It’s not that Carol doesn’t want to expand her world; her ambitions are just a little different. She often stands outside an Applebee’s, wondering what it’s like inside. In an effort to give what’s left of her life some structure, Carol takes a job in an office colloquially known as “The Distraction,” where employees just keep their heads down, do their busy work, and none of the coworkers interact. Carol finds a purpose here, determined to learn the names of her coworkers and win them over with banana bread. And she does, befriending Donna (Kimberly Hébert Gregory) and Luis (Mel Rodriguez), and even begrudgingly opening up to her more outgoing and adventurous sister Elena (Bridget Everett).
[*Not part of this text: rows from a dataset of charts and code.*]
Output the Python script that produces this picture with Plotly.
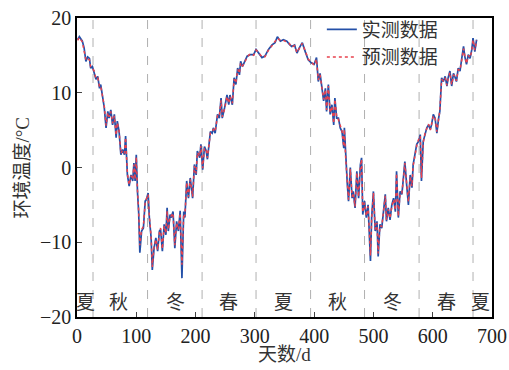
import plotly.graph_objects as go

days = [1,4,9,12,15,18,21,23,26,29,32,35,38,40,43,46,49,52,54,57,60,63,66,68,71,74,77,80,82,85,
        88,91,94,96,98,100,102,104,106,109,112,115,117,120,122,125,127,130,133,136,139,141,144,147,150,152,154,157,159,162,
        165,168,171,174,177,180,182,185,188,191,195,198,201,203,207,209,212,215,218,220,225,228,230,233,237,240,243,245,249,253,
        256,258,262,265,268,271,274,276,279,282,287,292,298,302,306,312,317,323,329,334,338,343,348,354,358,362,367,371,375,380,
        385,390,395,400,404,407,410,413,416,419,421,424,427,430,433,435,438,441,444,447,450,451,453,456,458,461,464,466,469,472,
        475,478,480,482,485,488,491,493,495,497,500,503,506,508,511,514,517,520,522,525,528,531,534,537,539,542,545,548,551,553,
        556,559,562,565,567,570,573,576,579,581,584,587,590,593,596,598,601,604,607,610,612,615,618,621,624,626,629,632,635,638,
        640,643,646,649,652,654,657,660,663,666,668,671,674]

measured = [17.1,17.5,16.9,16.0,14.2,14.8,14.6,13.3,13.5,12.8,11.8,12.2,10.6,11.1,9.5,8.0,5.3,7.5,6.6,7.7,5.7,7.1,4.0,6.2,4.8,1.7,2.4,1.7,4.2,-1.0,
            -2.5,-1.0,-1.8,0.6,-1.8,1.7,-3.2,-6.0,-11.4,-8.5,-8.1,-4.5,-4.3,-3.4,-6.7,-9.4,-13.7,-10.8,-9.4,-11.2,-8.5,-8.3,-11.2,-7.6,-9.0,-5.4,-8.5,-6.3,-6.7,-5.9,
            -10.8,-7.2,-8.5,-5.8,-14.8,-5.9,-6.7,-1.8,-4.1,-1.4,-4.1,0.4,-1.0,2.2,1.3,3.1,-0.3,2.8,2.2,1.1,4.8,4.6,5.3,4.6,7.1,6.6,9.3,6.6,8.0,9.7,
            8.4,9.7,8.4,12.0,11.1,13.3,12.4,14.2,13.5,14.0,14.9,15.1,15.1,15.8,15.3,14.7,14.9,15.8,16.4,16.7,17.5,16.9,17.1,16.9,16.5,16.2,16.4,15.3,16.0,16.7,
            15.5,14.4,14.0,13.8,14.7,11.5,12.6,10.4,8.9,10.6,7.5,11.1,7.1,8.4,5.7,9.3,6.6,6.6,5.3,4.8,2.6,5.3,1.3,-2.3,-4.5,0.0,-4.1,-3.2,-5.4,-0.5,
            -4.1,0.4,1.3,-6.3,-4.5,-6.7,-5.0,-8.5,-12.5,-6.7,-3.2,-8.5,-7.2,-11.9,-7.6,-8.1,-5.9,-3.6,-7.2,-5.4,-7.0,-5.0,-4.1,-5.9,-0.5,-6.7,-3.2,-3.6,-1.0,0.8,
            -2.3,-5.0,-1.0,-2.7,0.4,1.7,3.1,3.5,4.4,-1.8,3.5,4.4,5.3,5.7,5.1,5.7,7.1,6.6,4.6,6.6,7.5,12.0,11.5,12.2,10.9,12.0,12.9,10.9,12.6,12.0,
            11.5,13.3,12.9,14.6,16.2,14.9,13.8,15.1,14.6,15.8,17.3,15.5,17.1]

predicted = [17.0,17.4,16.8,15.8,14.4,14.6,14.4,13.5,13.3,12.9,11.9,12.0,10.8,10.9,9.6,8.2,5.6,7.3,6.8,7.5,5.9,6.9,4.3,6.0,4.9,1.9,2.3,1.9,4.0,-0.8,
             -2.3,-1.1,-1.6,0.4,-1.6,1.4,-3.0,-5.8,-10.4,-8.3,-7.9,-4.7,-4.2,-3.6,-6.5,-9.2,-13.3,-10.6,-9.6,-11.0,-8.7,-8.1,-10.9,-7.8,-8.8,-5.8,-8.3,-6.5,-6.5,-6.1,
             -10.4,-7.4,-8.3,-6.1,-13.0,-6.2,-6.5,-2.0,-3.9,-1.6,-3.9,0.2,-0.8,2.0,1.5,2.9,-0.1,2.6,2.3,1.3,4.6,4.7,5.1,4.8,6.9,6.8,9.0,6.8,7.8,9.5,
             8.6,9.5,8.6,11.8,11.3,13.1,12.6,14.0,13.6,13.9,14.8,15.2,15.0,15.7,15.4,14.8,14.8,15.7,16.3,16.8,17.3,17.0,17.0,16.8,16.6,16.1,16.3,15.4,15.9,16.6,
             15.6,14.5,14.1,13.7,14.5,11.7,12.4,10.6,9.1,10.4,7.7,10.9,7.3,8.2,5.9,9.1,6.8,6.4,5.5,4.9,2.8,5.1,1.5,-2.1,-4.3,-0.2,-3.9,-3.4,-5.2,-0.7,
             -3.9,0.2,1.1,-6.0,-4.7,-6.5,-5.2,-8.3,-11.8,-6.9,-3.4,-8.3,-7.4,-11.5,-7.8,-7.9,-6.1,-3.8,-7.0,-5.6,-6.8,-5.2,-4.3,-5.7,-0.8,-6.5,-3.4,-3.4,-1.2,0.6,
             -2.1,-4.6,-1.2,-2.5,0.2,1.9,2.9,3.7,4.2,-1.4,3.3,4.6,5.1,5.8,5.0,5.8,6.9,6.7,4.8,6.5,7.6,11.8,11.6,12.0,11.0,11.9,12.7,11.1,12.4,12.1,
             11.6,13.1,13.0,14.4,15.9,15.0,13.9,15.0,14.7,15.6,17.1,15.7,17.0]

season_boundaries = [27, 119, 211, 302, 394, 485, 577, 668]
season_labels = ["夏", "秋", "冬", "春", "夏", "秋", "冬", "春", "夏"]
season_label_x = [14, 70, 166, 255, 348, 440, 533, 623, 680]
season_label_y = -18

x_ticks = [0, 100, 200, 300, 400, 500, 600, 700]
y_ticks = [-20, -10, 0, 10, 20]

FONT = "Liberation Serif, 'Noto Sans CJK SC', serif"

fig = go.Figure()
fig.add_trace(go.Scatter(x=days, y=measured, mode="lines", name="实测数据",
                         line=dict(color="#2450a8", width=1.7)))
fig.add_trace(go.Scatter(x=days, y=predicted, mode="lines", name="预测数据",
                         line=dict(color="#e8424e", width=1.5, dash="dot")))

for b in season_boundaries:
    fig.add_shape(type="line", x0=b, x1=b, y0=0, y1=1, xref="x", yref="paper",
                  line=dict(color="#b0b0b0", width=1, dash="dash"), layer="below")

for lx, lab in zip(season_label_x, season_labels):
    fig.add_annotation(x=lx, y=season_label_y, text=lab, showarrow=False,
                       font=dict(size=19, color="#333333", family=FONT))

# axis titles
fig.add_annotation(x=0.5, y=-0.127, xref="paper", yref="paper", text="天数/d",
                   showarrow=False, yanchor="middle", font=dict(size=19, color="#333333", family=FONT))
fig.add_annotation(x=-0.1325, y=0.5, xref="paper", yref="paper", text="环境温度/°C",
                   textangle=-90, showarrow=False, xanchor="center", yanchor="middle",
                   font=dict(size=19, color="#333333", family=FONT))

fig.update_layout(
    width=509, height=370,
    margin=dict(l=77, r=17, t=18, b=53, autoexpand=False),
    plot_bgcolor="white", paper_bgcolor="white",
    font=dict(family=FONT, size=20, color="#222222"),
    showlegend=True,
    legend=dict(x=0.59, y=1.025, xanchor="left", yanchor="top",
                bgcolor="rgba(0,0,0,0)", font=dict(size=19, color="#333333"),
                tracegroupgap=0, itemwidth=30),
    xaxis=dict(range=[0, 700], tickvals=x_ticks, ticks="inside", ticklen=5,
               showline=True, linecolor="black", linewidth=1.5, mirror=True,
               showgrid=False, zeroline=False, automargin=False,
               ticklabeloverflow="allow", tickfont=dict(size=20)),
    yaxis=dict(range=[-20, 20], tickvals=y_ticks, ticks="inside", ticklen=5,
               showline=True, linecolor="black", linewidth=1.5, mirror=True,
               showgrid=False, zeroline=False, automargin=False,
               ticklabeloverflow="allow", tickfont=dict(size=20)),
)

fig.write_html("out.html", config={"displayModeBar": False},
               post_script="document.body.style.margin='0';document.body.style.overflow='hidden';")
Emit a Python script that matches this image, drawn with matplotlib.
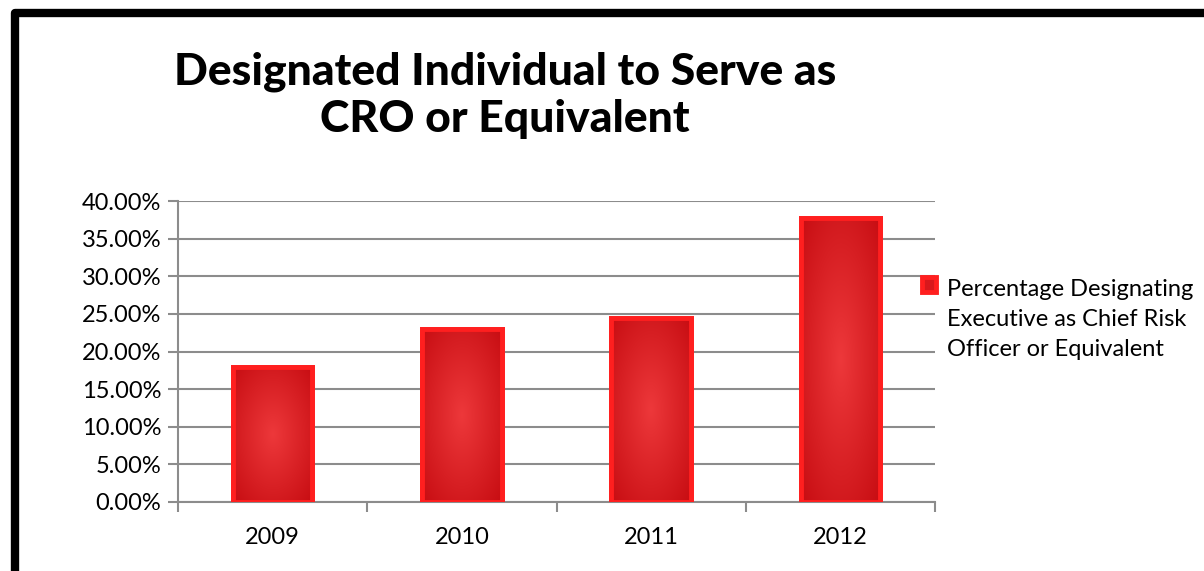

Carol and the End of the World is a hilariously droll take on the existential crisis comedy that becomes increasingly poignant over the course of its 10 episodes. Rather than reinforce her habits, surrounding herself with like-minded introverts inspires Carol to overcome her typical anxieties and impulses. She makes friends. She makes plans. She makes a lot of banana bread. And yes, eventually she goes into Applebee’s, where Happy Hour becomes an integral part of the work week.

Donna, Luis, and Carol squeeze into an elevator in 'Carol and the End of the World'
(Netflix)

The series is filled with recognizable voices, with the characters—drawn in a style that evokes Cathy—often resembling the actors voicing them: Michael Chernus (Orange Is the New Black) is Eric, a lonely man who proposes to Carol at the end of their first date; Bridget Everett is unmistakable as Carol’s gregarious sister, and makes me long for Martha Kelly to show up on Somebody Somewhere; Laurie Metcalf is a mean HR lady; and Gillian Jacobs and Megan Mullally voice Carol’s old friends.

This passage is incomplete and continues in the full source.